In the past four years, Ford teams have visited Victory Lane 35 times and six of its drivers have earned a spot in the 10-race, championship-determining playoff. Team Penske‘s Joey Logano has advanced to the Championship Round in two of the past three seasons.
“There does seem to be an increase in engineering support again,” noted one long-time team owner. “It’s nice when Raj (Nair) and Dave, guys dedicated to winning, show up at the track. You know they are there for one reason – to see a Ford win.”
It’s something that doesn’t go unnoticed to Ford drivers.
“With the transition to Ford, right off the bat the thing I’ve enjoyed most is it’s the head honchos you’re talking to,” Bowyer said. “Raj Nair has made this Ford Performance the reality it is today, and he’s the guy you’re talking to.”

‘RACE – WIN – INNOVATE’
Under the leadership of Raj Nair, executive vice president of product development and chief technical officer for Ford, and Dave Pericak, global director of Ford Performance, the Ford Performance team was unveiled two years ago to bring together Ford’s racing arm, its performance parts division, and its high performance divisions (SVT and RS) on a global scale.
In making the announcement at that time, Nair said the new Ford Performance team “ties together racing, performance vehicles and parts.

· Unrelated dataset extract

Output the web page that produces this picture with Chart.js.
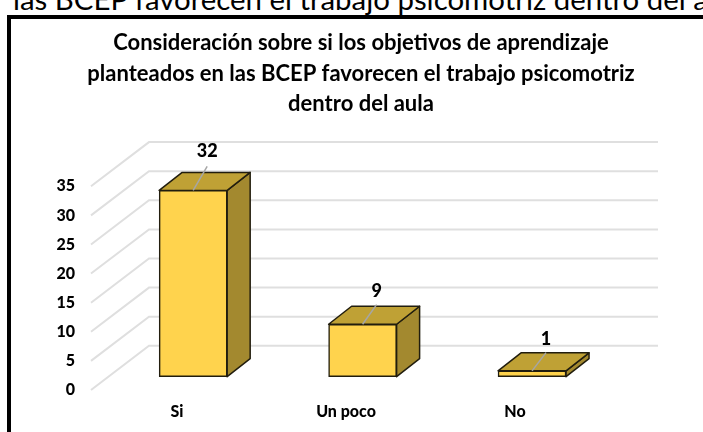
<!DOCTYPE html>
<html>
<head>
<meta charset="utf-8">
<script src="https://cdn.jsdelivr.net/npm/chart.js@4"></script>
<style>
  html, body { margin: 0; padding: 0; background: #fff; width: 703px; height: 432px; overflow: hidden; }
  #caption { position: absolute; left: 13px; top: -19px; white-space: nowrap; font: 29.4px Lato, sans-serif; color: #000; }
  #frame { position: absolute; left: 7px; top: 15px; width: 800px; height: 600px; border: 4px solid #000; box-sizing: border-box; }
  #myChart { position: absolute; left: 0; top: 0; }
</style>
</head>
<body>
<div id="caption">las BCEP favorecen el trabajo psicomotriz dentro del aula</div>
<div id="frame"></div>
<canvas id="myChart" width="703" height="432"></canvas>
<script>
// Datos
const categorias = ["Si", "Un poco", "No"];
const valores = [32, 9, 1];
const marcasY = [0, 5, 10, 15, 20, 25, 30, 35];
const titulo = [
    "Consideración sobre si los objetivos de aprendizaje",
    "planteados en las BCEP favorecen el trabajo psicomotriz",
    "dentro del aula"
];

// profundidad del efecto 3D
const muroX = 58, finGrid = 658, barraDX = 23, barraDY = -18;

const cubo3d = {
    id: "cubo3d",
    // paredes de fondo: diagonal desde la marca frontal hasta la linea del fondo
    beforeDatasetsDraw(chart) {
        const c = chart.ctx, s = chart.scales, a = chart.chartArea;
        c.save();
        c.strokeStyle = "#dfdfdf";
        c.lineWidth = 2;
        marcasY.forEach(v => {
            c.beginPath();
            c.moveTo(a.left, s.yMarcas.getPixelForValue(v));
            c.lineTo(a.left + muroX, s.yFondo.getPixelForValue(v));
            c.lineTo(finGrid, s.yFondo.getPixelForValue(v));
            c.stroke();
        });
        // caras lateral y superior
        const cara = (pts, color) => {
            c.beginPath();
            pts.forEach((p, i) => i ? c.lineTo(p[0], p[1]) : c.moveTo(p[0], p[1]));
            c.closePath();
            c.fillStyle = color;
            c.fill();
            c.stroke();
        };
        c.strokeStyle = "#211d0e";
        c.lineWidth = 1.5;
        c.lineJoin = "round";
        chart.getDatasetMeta(0).data.forEach(b => {
            const l = b.x - b.width / 2, r = b.x + b.width / 2;
            cara([[r, b.y], [r + barraDX, b.y + barraDY], [r + barraDX, b.base + barraDY], [r, b.base]], "#a3892f");
            cara([[l, b.y], [l + barraDX, b.y + barraDY], [r + barraDX, b.y + barraDY], [r, b.y]], "#bfa135");
        });
        c.restore();
    },
    // lineas guia y etiquetas de valor
    afterDatasetsDraw(chart) {
        const c = chart.ctx;
        c.save();
        chart.getDatasetMeta(0).data.forEach((b, i) => {
            const v = valores[i];
            const x2 = b.x + 14, y2 = b.y - 18 - v * 0.19;
            c.strokeStyle = "#a6a6a6";
            c.lineWidth = 1.5;
            c.beginPath();
            c.moveTo(b.x, b.y);
            c.lineTo(x2, y2);
            c.stroke();
            c.fillStyle = "#000";
            c.font = "900 18px Lato";
            c.textAlign = "center";
            c.textBaseline = "middle";
            c.fillText(String(v), x2, y2 - 13 - v * 0.06);
        });
        c.restore();
    }
};

new Chart("myChart", {
    type: "bar",
    data: {
        datasets: [{
            data: valores.map((v, i) => ({ x: i, y: v })),
            xAxisID: "x",
            yAxisID: "y",
            backgroundColor: "#ffd34d",
            borderColor: "#211d0e",
            borderWidth: 1.5,
            borderSkipped: false,
            barThickness: 68
        }]
    },
    plugins: [cubo3d],
    options: {
        responsive: false,
        animation: false,
        layout: { padding: { left: 19, right: 0, top: 22, bottom: 0 } },
        plugins: {
            legend: { display: false },
            tooltip: { enabled: false },
            title: {
                display: true,
                text: titulo,
                color: "#000",
                font: { family: "Lato", size: 22, weight: "bold", lineHeight: 1.38 },
                padding: { top: 6, bottom: 23 }
            }
        },
        scales: {
            // posicion de las barras
            x: { type: "linear", min: -0.603, max: 3.009, offset: false, bounds: "data", display: false },
            // etiquetas de categoria (un poco a la izquierda de las barras)
            xEtiquetas: {
                type: "linear", axis: "x", position: "bottom", min: -0.509, max: 3.112, offset: false, bounds: "data",
                grid: { display: false }, border: { display: false },
                afterBuildTicks: s => { s.ticks = categorias.map((_, i) => ({ value: i })); },
                afterFit: s => { s.height = 42; },
                ticks: {
                    autoSkip: false, maxRotation: 0, padding: 4, color: "#000",
                    font: { family: "Lato", size: 16, weight: "900" },
                    callback: v => categorias[v]
                }
            },
            y: { min: -2.29, max: 40.3, display: false },
            yFondo: { axis: "y", min: -7.59, max: 35, display: false },
            yMarcas: {
                axis: "y", position: "left", min: 0, max: 42.59, bounds: "data",
                grid: { display: false }, border: { display: false },
                afterBuildTicks: s => { s.ticks = marcasY.map(v => ({ value: v })); },
                afterFit: s => { s.width = 72; },
                ticks: { padding: 8, color: "#000", font: { family: "Lato", size: 16, weight: "900" } }
            }
        }
    }
});
</script>
</body>
</html>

It will allow us to more quickly introduce parts and accessories that meet the needs of customers around the world on-road and on the track.”
But what has Ford Performance meant for teams competing in NASCAR?
GROUND SUPPORT
The Ford Performance Technical Support Center was up and running prior to the formation of the Ford Performance program – it opened in the summer of ’14 – and it has been an integral part of developing not only Ford’s racing efforts, but the company’s production vehicles as well.
Housed in Concord, N.C., the 33,000-square-foot building features a full-motion simulator that allows teams to ferret through various track-specific setups, obtain a better understanding of changes made to their race cars and be in position to fine tune those setups once they arrive at the track. It’s the next-best thing to being on track, and there’s never an issue with weather.
For drivers, use of the simulator has also helped shorten the learning curve for those going to a track for the first time, while helping others reacquaint themselves with different venues.
“We would not have made that switch if we didn’t see that dedication from Ford Motor Company,” Stewart said. “When you look at their history, Ford’s won every major race around the world. Not most of them. They’ve won all of them at some point.”
With limited testing and a new rules package in ’17, the opportunity to simulate how those changes affect performance is more crucial than ever.
The Center also houses additional equipment, such as a kinematics machine, chassis rig and center of gravity machine to fine-tune, test and measure specific areas of the race car.
Technological advancements gleaned by engineers at the Center aren’t limited to the race track. Engineers on the production side also utilize the facility for development and to improve the existing performance characteristics of Ford’s street vehicles.
THE END GAME: MORE WINS ON THE TRACK, MORE AWARDS FOR PRODUCTS
In its first two years, the Ford Performance platform has already proven an invaluable asset to bettering its breed.
“Certainly, getting the production vehicles out — the GT350, the Raptor, the Focus RS and, obviously, the Ford GT — and on the racing side a big challenge I asked the team was we want to go win 24 Le Mans in 2016 and celebrate that 50th anniversary of the Ford GT the right way and they’ve done that,” he said.
But manufacturer and driver titles in NASCAR’s top series remain elusive.
“I would say both are important,” Nair said. “For us as a manufacturer, obviously, the fight with Chevy and Toyota is really important, but the driver’s championship is equally as important. So we want to win both and we are doing everything we know how to do that. Whether it’s bringing in a lot more engineering resources to bear … whether it’s our wind tunnel programs, our dyno programs, our computer simulators, our actual simulator (at the Tech Center), but also bringing the right personnel on board and the team that Dave has built, and obviously bringing the right partners on board.
“We have a great partner in Roush Fenway, a great partnership with Roush Yates Engines. We brought (Team) Penske on board (in ’13) and that’s been very successful for us, and now getting Stewart-Haas — the caliber of the organization and the caliber of those drivers — I think we’ve got a lot better chance to achieve that end goal.”